Code that draws figures
• • • • • • •

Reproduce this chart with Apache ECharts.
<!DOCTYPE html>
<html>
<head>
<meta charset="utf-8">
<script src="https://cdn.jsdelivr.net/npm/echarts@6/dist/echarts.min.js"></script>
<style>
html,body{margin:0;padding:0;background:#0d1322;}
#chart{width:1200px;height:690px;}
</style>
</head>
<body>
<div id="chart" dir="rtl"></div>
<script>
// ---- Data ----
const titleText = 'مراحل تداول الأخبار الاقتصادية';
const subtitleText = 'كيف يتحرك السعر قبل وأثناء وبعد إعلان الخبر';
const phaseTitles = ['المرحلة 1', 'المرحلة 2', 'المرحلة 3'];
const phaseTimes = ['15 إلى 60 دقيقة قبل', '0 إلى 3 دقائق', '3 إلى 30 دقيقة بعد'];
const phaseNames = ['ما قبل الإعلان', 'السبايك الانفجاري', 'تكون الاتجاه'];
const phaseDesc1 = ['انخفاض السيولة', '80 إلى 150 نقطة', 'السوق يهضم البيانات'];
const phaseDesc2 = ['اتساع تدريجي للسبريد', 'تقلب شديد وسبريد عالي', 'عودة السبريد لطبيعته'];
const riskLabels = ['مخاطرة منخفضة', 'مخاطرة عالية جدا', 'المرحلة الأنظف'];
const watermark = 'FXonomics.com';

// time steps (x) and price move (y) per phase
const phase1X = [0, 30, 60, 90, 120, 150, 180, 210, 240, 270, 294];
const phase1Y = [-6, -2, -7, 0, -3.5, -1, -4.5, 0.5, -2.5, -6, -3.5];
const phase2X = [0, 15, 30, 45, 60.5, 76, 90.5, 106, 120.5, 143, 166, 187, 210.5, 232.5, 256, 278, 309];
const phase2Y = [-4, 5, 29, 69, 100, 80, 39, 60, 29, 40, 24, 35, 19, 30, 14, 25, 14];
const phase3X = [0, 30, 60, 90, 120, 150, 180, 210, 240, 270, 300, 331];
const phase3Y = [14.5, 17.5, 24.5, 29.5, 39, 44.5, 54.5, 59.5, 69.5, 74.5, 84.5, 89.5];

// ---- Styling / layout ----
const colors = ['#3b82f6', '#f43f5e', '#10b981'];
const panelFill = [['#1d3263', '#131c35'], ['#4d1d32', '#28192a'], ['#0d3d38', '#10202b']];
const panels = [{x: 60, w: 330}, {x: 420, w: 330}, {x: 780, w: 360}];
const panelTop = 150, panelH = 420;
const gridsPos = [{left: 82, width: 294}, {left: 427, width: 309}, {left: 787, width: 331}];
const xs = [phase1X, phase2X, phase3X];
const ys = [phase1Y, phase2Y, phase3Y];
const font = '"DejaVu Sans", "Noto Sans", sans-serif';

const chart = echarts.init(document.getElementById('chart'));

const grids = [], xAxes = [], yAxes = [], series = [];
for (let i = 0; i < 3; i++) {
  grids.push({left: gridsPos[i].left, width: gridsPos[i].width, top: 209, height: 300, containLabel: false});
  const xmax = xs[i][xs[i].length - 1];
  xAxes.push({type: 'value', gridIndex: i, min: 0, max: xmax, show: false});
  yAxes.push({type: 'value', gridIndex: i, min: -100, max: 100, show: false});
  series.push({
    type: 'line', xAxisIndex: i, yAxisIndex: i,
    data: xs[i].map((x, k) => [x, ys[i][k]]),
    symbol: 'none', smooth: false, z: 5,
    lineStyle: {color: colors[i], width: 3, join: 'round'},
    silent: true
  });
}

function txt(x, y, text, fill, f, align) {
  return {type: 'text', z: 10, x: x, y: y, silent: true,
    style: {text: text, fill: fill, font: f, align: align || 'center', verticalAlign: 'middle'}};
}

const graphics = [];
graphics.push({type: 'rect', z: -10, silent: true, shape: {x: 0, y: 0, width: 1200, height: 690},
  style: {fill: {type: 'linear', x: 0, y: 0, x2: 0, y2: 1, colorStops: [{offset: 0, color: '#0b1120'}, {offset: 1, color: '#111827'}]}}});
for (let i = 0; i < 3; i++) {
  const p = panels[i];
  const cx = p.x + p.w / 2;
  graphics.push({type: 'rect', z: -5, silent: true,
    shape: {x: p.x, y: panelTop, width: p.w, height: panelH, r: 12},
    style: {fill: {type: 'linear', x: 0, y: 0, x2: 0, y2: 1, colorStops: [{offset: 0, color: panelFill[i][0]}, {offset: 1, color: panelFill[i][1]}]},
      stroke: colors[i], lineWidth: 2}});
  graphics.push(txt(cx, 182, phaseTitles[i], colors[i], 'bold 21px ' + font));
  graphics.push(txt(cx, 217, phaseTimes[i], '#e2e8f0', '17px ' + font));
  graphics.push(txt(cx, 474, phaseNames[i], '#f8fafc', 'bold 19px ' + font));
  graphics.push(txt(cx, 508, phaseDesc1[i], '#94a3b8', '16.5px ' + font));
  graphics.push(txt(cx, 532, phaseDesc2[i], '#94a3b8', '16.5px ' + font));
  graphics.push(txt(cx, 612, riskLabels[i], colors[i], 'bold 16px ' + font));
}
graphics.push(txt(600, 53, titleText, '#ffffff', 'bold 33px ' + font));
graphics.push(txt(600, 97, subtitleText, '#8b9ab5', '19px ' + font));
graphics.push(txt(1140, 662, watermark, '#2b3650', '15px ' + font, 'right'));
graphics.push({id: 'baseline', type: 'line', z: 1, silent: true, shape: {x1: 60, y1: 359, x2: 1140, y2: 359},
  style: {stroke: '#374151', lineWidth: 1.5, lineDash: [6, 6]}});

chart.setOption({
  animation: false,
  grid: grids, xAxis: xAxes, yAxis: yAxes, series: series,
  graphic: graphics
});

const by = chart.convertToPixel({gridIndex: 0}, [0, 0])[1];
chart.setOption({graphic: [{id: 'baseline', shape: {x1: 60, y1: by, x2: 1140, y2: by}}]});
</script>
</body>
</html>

• • • • • • •

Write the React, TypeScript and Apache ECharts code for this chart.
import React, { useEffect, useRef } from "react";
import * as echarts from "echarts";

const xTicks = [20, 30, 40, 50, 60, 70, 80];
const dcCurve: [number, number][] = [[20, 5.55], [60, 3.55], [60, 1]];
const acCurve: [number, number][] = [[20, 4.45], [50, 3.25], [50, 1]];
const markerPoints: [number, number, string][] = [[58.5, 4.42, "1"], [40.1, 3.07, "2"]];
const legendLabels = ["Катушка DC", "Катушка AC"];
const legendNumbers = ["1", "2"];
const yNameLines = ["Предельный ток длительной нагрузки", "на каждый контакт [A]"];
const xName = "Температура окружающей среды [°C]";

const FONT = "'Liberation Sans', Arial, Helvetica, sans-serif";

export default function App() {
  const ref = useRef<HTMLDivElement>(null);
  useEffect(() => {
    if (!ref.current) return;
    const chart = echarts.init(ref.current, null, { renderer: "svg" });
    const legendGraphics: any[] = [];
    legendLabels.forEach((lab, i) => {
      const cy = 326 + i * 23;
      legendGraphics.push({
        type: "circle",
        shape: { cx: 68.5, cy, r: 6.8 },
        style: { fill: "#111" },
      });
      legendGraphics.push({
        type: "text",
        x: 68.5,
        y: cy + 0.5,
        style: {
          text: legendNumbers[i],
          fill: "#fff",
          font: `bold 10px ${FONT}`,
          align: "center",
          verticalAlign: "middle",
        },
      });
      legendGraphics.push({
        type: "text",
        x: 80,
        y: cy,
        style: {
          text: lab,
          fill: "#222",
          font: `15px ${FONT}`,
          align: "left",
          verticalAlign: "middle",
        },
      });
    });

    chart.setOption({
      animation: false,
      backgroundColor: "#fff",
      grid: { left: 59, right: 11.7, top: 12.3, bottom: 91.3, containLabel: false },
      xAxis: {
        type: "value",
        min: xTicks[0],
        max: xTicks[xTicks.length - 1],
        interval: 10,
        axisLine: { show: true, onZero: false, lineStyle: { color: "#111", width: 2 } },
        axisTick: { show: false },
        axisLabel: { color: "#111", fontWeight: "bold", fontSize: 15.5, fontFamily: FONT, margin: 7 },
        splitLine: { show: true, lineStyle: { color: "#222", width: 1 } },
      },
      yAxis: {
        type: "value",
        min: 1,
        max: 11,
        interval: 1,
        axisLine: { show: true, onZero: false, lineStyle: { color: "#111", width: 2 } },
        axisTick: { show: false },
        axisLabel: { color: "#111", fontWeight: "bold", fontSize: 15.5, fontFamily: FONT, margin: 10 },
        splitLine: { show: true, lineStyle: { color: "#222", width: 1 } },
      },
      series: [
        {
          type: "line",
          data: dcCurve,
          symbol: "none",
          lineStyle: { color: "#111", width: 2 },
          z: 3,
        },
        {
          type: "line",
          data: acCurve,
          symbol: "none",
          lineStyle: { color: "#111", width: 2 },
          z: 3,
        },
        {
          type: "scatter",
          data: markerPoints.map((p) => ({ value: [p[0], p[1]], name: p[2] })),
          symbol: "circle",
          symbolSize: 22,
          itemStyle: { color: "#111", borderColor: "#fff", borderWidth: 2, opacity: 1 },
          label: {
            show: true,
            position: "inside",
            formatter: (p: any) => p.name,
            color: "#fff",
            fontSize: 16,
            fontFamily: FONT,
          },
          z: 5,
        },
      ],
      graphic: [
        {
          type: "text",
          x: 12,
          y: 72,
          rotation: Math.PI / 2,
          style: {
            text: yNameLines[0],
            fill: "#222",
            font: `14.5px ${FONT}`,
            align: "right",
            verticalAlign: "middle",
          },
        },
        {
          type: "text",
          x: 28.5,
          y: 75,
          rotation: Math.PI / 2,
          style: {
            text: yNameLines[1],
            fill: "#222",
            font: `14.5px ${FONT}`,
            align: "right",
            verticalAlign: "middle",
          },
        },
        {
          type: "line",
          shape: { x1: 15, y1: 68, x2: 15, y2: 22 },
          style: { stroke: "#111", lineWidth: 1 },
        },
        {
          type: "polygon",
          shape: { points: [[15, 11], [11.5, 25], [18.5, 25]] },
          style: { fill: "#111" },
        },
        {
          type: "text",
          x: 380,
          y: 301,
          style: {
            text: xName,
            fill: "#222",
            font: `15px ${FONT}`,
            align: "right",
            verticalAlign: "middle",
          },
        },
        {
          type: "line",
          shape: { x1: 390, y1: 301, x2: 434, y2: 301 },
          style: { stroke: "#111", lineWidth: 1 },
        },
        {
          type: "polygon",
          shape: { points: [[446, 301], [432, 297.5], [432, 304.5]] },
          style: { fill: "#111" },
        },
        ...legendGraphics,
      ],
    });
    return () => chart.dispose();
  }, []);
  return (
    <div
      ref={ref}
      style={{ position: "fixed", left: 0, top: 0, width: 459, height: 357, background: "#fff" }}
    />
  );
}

• • • • • • •

Only the lines from the one containing "Write the React, TypeScript" through the one containing "import * as" are to be reproduced, exactly as they appear.

▶ Task response:
Write the React, TypeScript and Apache ECharts code for this chart.
import React, { useEffect, useRef } from "react";
import * as echarts from "echarts";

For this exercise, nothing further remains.